Choose Custom eCommerce if:

  • You already have consistent revenue
  • You need unique features Shopify can’t support
  • You care deeply about long-term profit margins
  • You want full control over infrastructure and data
  • You’re building a brand meant to scale aggressively

Custom development is not about speed.

It’s about strategic ownership.

The Honest Truth

Most beginners don’t need custom development on day one.

But many growing businesses eventually outgrow simple platforms.

The smartest approach?

Start where your business is today — not where your ego wants it to be.

In the Shopify vs Custom eCommerce debate, the winner depends on your business model, budget, and long-term ambition.

Choose based on strategy — not trends.

Conclusion — The Platform Is a Tool, Not the Strategy

At the end of the day, Shopify vs Custom eCommerce isn’t really a technology debate.

It’s a business maturity decision.

Shopify gives you speed, simplicity, and lower upfront risk. It’s perfect when you want to validate an idea, move fast, and focus on sales instead of servers.

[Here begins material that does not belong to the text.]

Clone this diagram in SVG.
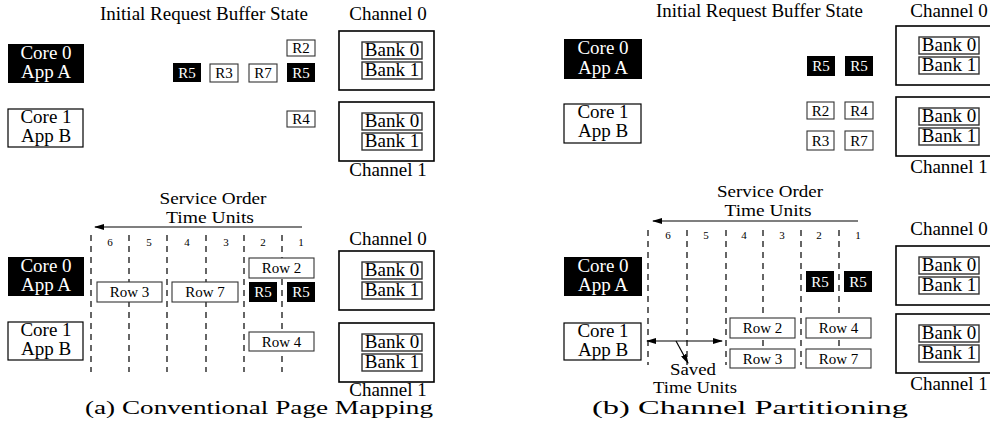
<svg xmlns="http://www.w3.org/2000/svg" width="993" height="431" viewBox="0 0 993 431" font-family="'Liberation Serif', 'DejaVu Serif', serif">
<style>
.t19{font-size:19px;font-family:"Liberation Serif","DejaVu Serif",serif}
.t17{font-size:17px;font-family:"Liberation Serif","DejaVu Serif",serif}
.mid{text-anchor:middle}
.wt{fill:#fff}
.core{fill:#000}
.coreb{fill:#fff;stroke:#000;stroke-width:1.2}
.ch{fill:#fff;stroke:#000;stroke-width:1.6}
.bank{fill:#fff;stroke:#333;stroke-width:1.4}
.req{fill:#fff;stroke:#333;stroke-width:1.1}
.reqb{fill:#000}
.rt{font-size:15px;text-anchor:middle;font-family:"Liberation Serif","DejaVu Serif",serif}
.num{font-size:11px;text-anchor:middle;font-family:"Liberation Serif","DejaVu Serif",serif}
.dash{stroke:#000;stroke-width:1.2;stroke-dasharray:6 5;fill:none}
.arr{stroke:#000;stroke-width:1.2;fill:none}
.cap{font-family:"Liberation Serif","DejaVu Serif",serif;font-size:18px}
</style>
<defs>
<marker id="ah" viewBox="0 0 10 6" refX="9" refY="3" markerWidth="10" markerHeight="6" markerUnits="userSpaceOnUse" orient="auto-start-reverse"><path d="M0,0 L10,3 L0,6 z" fill="#000"/></marker>
<g id="chbox">
<rect class="ch" x="0" y="0" width="95" height="59"/>
<rect class="bank" x="23" y="11" width="60" height="17"/>
<text class="t19 mid" x="53" y="25">Bank 0</text>
<rect class="bank" x="23" y="31" width="60" height="17"/>
<text class="t19 mid" x="53" y="45">Bank 1</text>
</g>
</defs>

<!-- ===== Panel (a) top ===== -->
<text class="t19" x="100" y="20" textLength="208" lengthAdjust="spacingAndGlyphs">Initial Request Buffer State</text>
<g id="a1-core0"><rect class="core" x="8" y="44" width="76" height="39"/><text class="t19 mid wt" x="46" y="59">Core 0</text><text class="t19 mid wt" x="46" y="78">App A</text></g>
<g id="a1-core1"><rect class="coreb" x="8" y="109" width="75" height="38"/><text class="t19 mid" x="46" y="123">Core 1</text><text class="t19 mid" x="46" y="142">App B</text></g>
<g id="a1-r5a"><rect class="reqb" x="173" y="63" width="28" height="19"/><text class="rt wt" x="187" y="78">R5</text></g>
<g id="a1-r3"><rect class="req" x="210" y="64" width="28" height="18"/><text class="rt" x="224" y="78">R3</text></g>
<g id="a1-r7"><rect class="req" x="249" y="64" width="28" height="18"/><text class="rt" x="263" y="78">R7</text></g>
<g id="a1-r5b"><rect class="reqb" x="287" y="63" width="28" height="19"/><text class="rt wt" x="301" y="78">R5</text></g>
<g id="a1-r2"><rect class="req" x="287" y="40" width="28" height="16"/><text class="rt" x="301" y="53">R2</text></g>
<g id="a1-r4"><rect class="req" x="287" y="111" width="28" height="16"/><text class="rt" x="301" y="124">R4</text></g>
<g id="a1-ch0"><text class="t19 mid" x="388" y="20">Channel 0</text><use href="#chbox" x="339" y="31"/></g>
<g id="a1-ch1"><use href="#chbox" x="339" y="102"/><text class="t19 mid" x="388" y="176">Channel 1</text></g>

<!-- ===== Panel (a) bottom ===== -->
<text class="t17 mid" x="213" y="204" textLength="107" lengthAdjust="spacingAndGlyphs">Service Order</text>
<text class="t17 mid" x="210" y="223" textLength="88" lengthAdjust="spacingAndGlyphs">Time Units</text>
<g id="a2-grid">
<line class="dash" x1="91" y1="235" x2="91" y2="372"/>
<line class="dash" x1="129" y1="235" x2="129" y2="372"/>
<line class="dash" x1="167" y1="235" x2="167" y2="372"/>
<line class="dash" x1="206" y1="235" x2="206" y2="372"/>
<line class="dash" x1="244" y1="235" x2="244" y2="372"/>
<line class="dash" x1="282" y1="235" x2="282" y2="372"/>
<text class="num" x="110" y="246">6</text><text class="num" x="149" y="246">5</text><text class="num" x="187" y="246">4</text><text class="num" x="226" y="246">3</text><text class="num" x="263" y="246">2</text><text class="num" x="301" y="246">1</text>
</g>
<g id="a2-core0"><rect class="core" x="8" y="257" width="76" height="39"/><text class="t19 mid wt" x="46" y="272">Core 0</text><text class="t19 mid wt" x="46" y="291">App A</text></g>
<g id="a2-core1"><rect class="coreb" x="8" y="322" width="75" height="38"/><text class="t19 mid" x="46" y="336">Core 1</text><text class="t19 mid" x="46" y="355">App B</text></g>
<g id="a2-row2"><rect class="req" x="249" y="258" width="65" height="20"/><text class="rt" x="281.5" y="273">Row 2</text></g>
<g id="a2-row3"><rect class="req" x="97" y="282" width="65" height="20"/><text class="rt" x="129.5" y="297">Row 3</text></g>
<g id="a2-row7"><rect class="req" x="172" y="282" width="66" height="20"/><text class="rt" x="205" y="297">Row 7</text></g>
<g id="a2-r5a"><rect class="reqb" x="249" y="282" width="28" height="20"/><text class="rt wt" x="263" y="297">R5</text></g>
<g id="a2-r5b"><rect class="reqb" x="287" y="282" width="28" height="20"/><text class="rt wt" x="301" y="297">R5</text></g>
<g id="a2-row4"><rect class="req" x="249" y="332" width="65" height="19"/><text class="rt" x="281.5" y="347">Row 4</text></g>
<g id="a2-ch0"><text class="t19 mid" x="388" y="245">Channel 0</text><use href="#chbox" x="339" y="251"/></g>
<g id="a2-ch1"><use href="#chbox" x="339" y="323"/><text class="t19 mid" x="388" y="396">Channel 1</text></g>
<text class="cap" x="85" y="414" textLength="348" lengthAdjust="spacingAndGlyphs">(a) Conventional Page Mapping</text>

<!-- ===== Panel (b) top ===== -->
<text class="t19" x="656" y="17" textLength="207" lengthAdjust="spacingAndGlyphs">Initial Request Buffer State</text>
<g id="b1-core0"><rect class="core" x="564" y="39" width="78" height="40"/><text class="t19 mid wt" x="603" y="54">Core 0</text><text class="t19 mid wt" x="603" y="74">App A</text></g>
<g id="b1-core1"><rect class="coreb" x="564" y="104" width="77" height="39"/><text class="t19 mid" x="603" y="118">Core 1</text><text class="t19 mid" x="603" y="137">App B</text></g>
<g id="b1-r5a"><rect class="reqb" x="807" y="56" width="28" height="20"/><text class="rt wt" x="821" y="71">R5</text></g>
<g id="b1-r5b"><rect class="reqb" x="845" y="56" width="28" height="20"/><text class="rt wt" x="859" y="71">R5</text></g>
<g id="b1-r2"><rect class="req" x="807" y="102" width="27" height="17"/><text class="rt" x="820.5" y="116">R2</text></g>
<g id="b1-r4"><rect class="req" x="845" y="102" width="28" height="17"/><text class="rt" x="859" y="116">R4</text></g>
<g id="b1-r3"><rect class="req" x="807" y="131" width="27" height="19"/><text class="rt" x="820.5" y="146">R3</text></g>
<g id="b1-r7"><rect class="req" x="845" y="131" width="28" height="19"/><text class="rt" x="859" y="146">R7</text></g>
<g id="b1-ch0"><text class="t19 mid" x="949" y="17">Channel 0</text><use href="#chbox" x="896" y="26"/><rect x="990" y="20" width="3" height="70" fill="#fff"/></g>
<g id="b1-ch1"><use href="#chbox" x="896" y="97"/><rect x="990" y="90" width="3" height="70" fill="#fff"/><text class="t19 mid" x="949" y="173">Channel 1</text></g>

<!-- ===== Panel (b) bottom ===== -->
<text class="t17 mid" x="770" y="197" textLength="106" lengthAdjust="spacingAndGlyphs">Service Order</text>
<text class="t17 mid" x="768" y="216" textLength="87" lengthAdjust="spacingAndGlyphs">Time Units</text>
<g id="b2-grid">
<line class="dash" x1="648" y1="230" x2="648" y2="365"/>
<line class="dash" x1="687" y1="230" x2="687" y2="365"/>
<line class="dash" x1="726" y1="230" x2="726" y2="365"/>
<line class="dash" x1="763" y1="230" x2="763" y2="365"/>
<line class="dash" x1="801" y1="230" x2="801" y2="365"/>
<line class="dash" x1="839" y1="230" x2="839" y2="365"/>
<text class="num" x="668" y="239">6</text><text class="num" x="706" y="239">5</text><text class="num" x="744" y="239">4</text><text class="num" x="782" y="239">3</text><text class="num" x="819" y="239">2</text><text class="num" x="858" y="239">1</text>
</g>
<g id="b2-core0"><rect class="core" x="564" y="257" width="78" height="39"/><text class="t19 mid wt" x="603" y="272">Core 0</text><text class="t19 mid wt" x="603" y="291">App A</text></g>
<g id="b2-core1"><rect class="coreb" x="564" y="323" width="77" height="37"/><text class="t19 mid" x="603" y="337">Core 1</text><text class="t19 mid" x="603" y="356">App B</text></g>
<g id="b2-r5a"><rect class="reqb" x="806" y="271" width="28" height="21"/><text class="rt wt" x="820" y="287">R5</text></g>
<g id="b2-r5b"><rect class="reqb" x="844" y="271" width="28" height="21"/><text class="rt wt" x="858" y="287">R5</text></g>
<g id="b2-row2"><rect class="req" x="730" y="318" width="65" height="20"/><text class="rt" x="762.5" y="333">Row 2</text></g>
<g id="b2-row4"><rect class="req" x="806" y="318" width="65" height="20"/><text class="rt" x="838.5" y="333">Row 4</text></g>
<g id="b2-row3"><rect class="req" x="730" y="349" width="65" height="19"/><text class="rt" x="762.5" y="364">Row 3</text></g>
<g id="b2-row7"><rect class="req" x="806" y="349" width="65" height="19"/><text class="rt" x="838.5" y="364">Row 7</text></g>
<g id="b2-saved"><text class="t17 mid" x="693" y="375" textLength="46" lengthAdjust="spacingAndGlyphs">Saved</text><text class="t17 mid" x="695" y="393" textLength="84" lengthAdjust="spacingAndGlyphs">Time Units</text></g>
<g id="b2-ch0"><text class="t19 mid" x="949" y="235">Channel 0</text><use href="#chbox" x="896" y="246"/><rect x="990" y="240" width="3" height="70" fill="#fff"/></g>
<g id="b2-ch1"><use href="#chbox" x="896" y="314"/><rect x="990" y="310" width="3" height="70" fill="#fff"/><text class="t19 mid" x="949" y="390">Channel 1</text></g>
<text class="cap" x="592" y="414" textLength="316" lengthAdjust="spacingAndGlyphs">(b) Channel Partitioning</text>

<!-- ===== Connectors ===== -->
<g id="connectors">
<line class="arr" x1="302" y1="227" x2="95" y2="227" marker-end="url(#ah)"/>
<line class="arr" x1="858" y1="221" x2="653" y2="221" marker-end="url(#ah)"/>
<line class="arr" x1="647" y1="341" x2="722" y2="341" marker-start="url(#ah)" marker-end="url(#ah)"/>
<line class="arr" x1="676" y1="341" x2="688" y2="363" marker-end="url(#ah)"/>
</g>
</svg>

Custom eCommerce gives you ownership, flexibility, and long-term strategic control. It’s powerful when your business model demands uniqueness or when scale becomes too complex for plug-and-play solutions.

But here’s the part many people overlook:

No platform guarantees success.

A bad product on a custom-built website will still fail.

A strong product on Shopify can still win big.

The platform is just a tool.

What truly matters is clarity — knowing your current stage, your budget reality, and your growth vision.

If you’re early, start lean.

If you’re scaling, think long-term.

If you’re unsure, prioritize flexibility.

Because switching platforms later is possible.

Building momentum is harder.

Choose wisely — not based on hype, but based on strategy.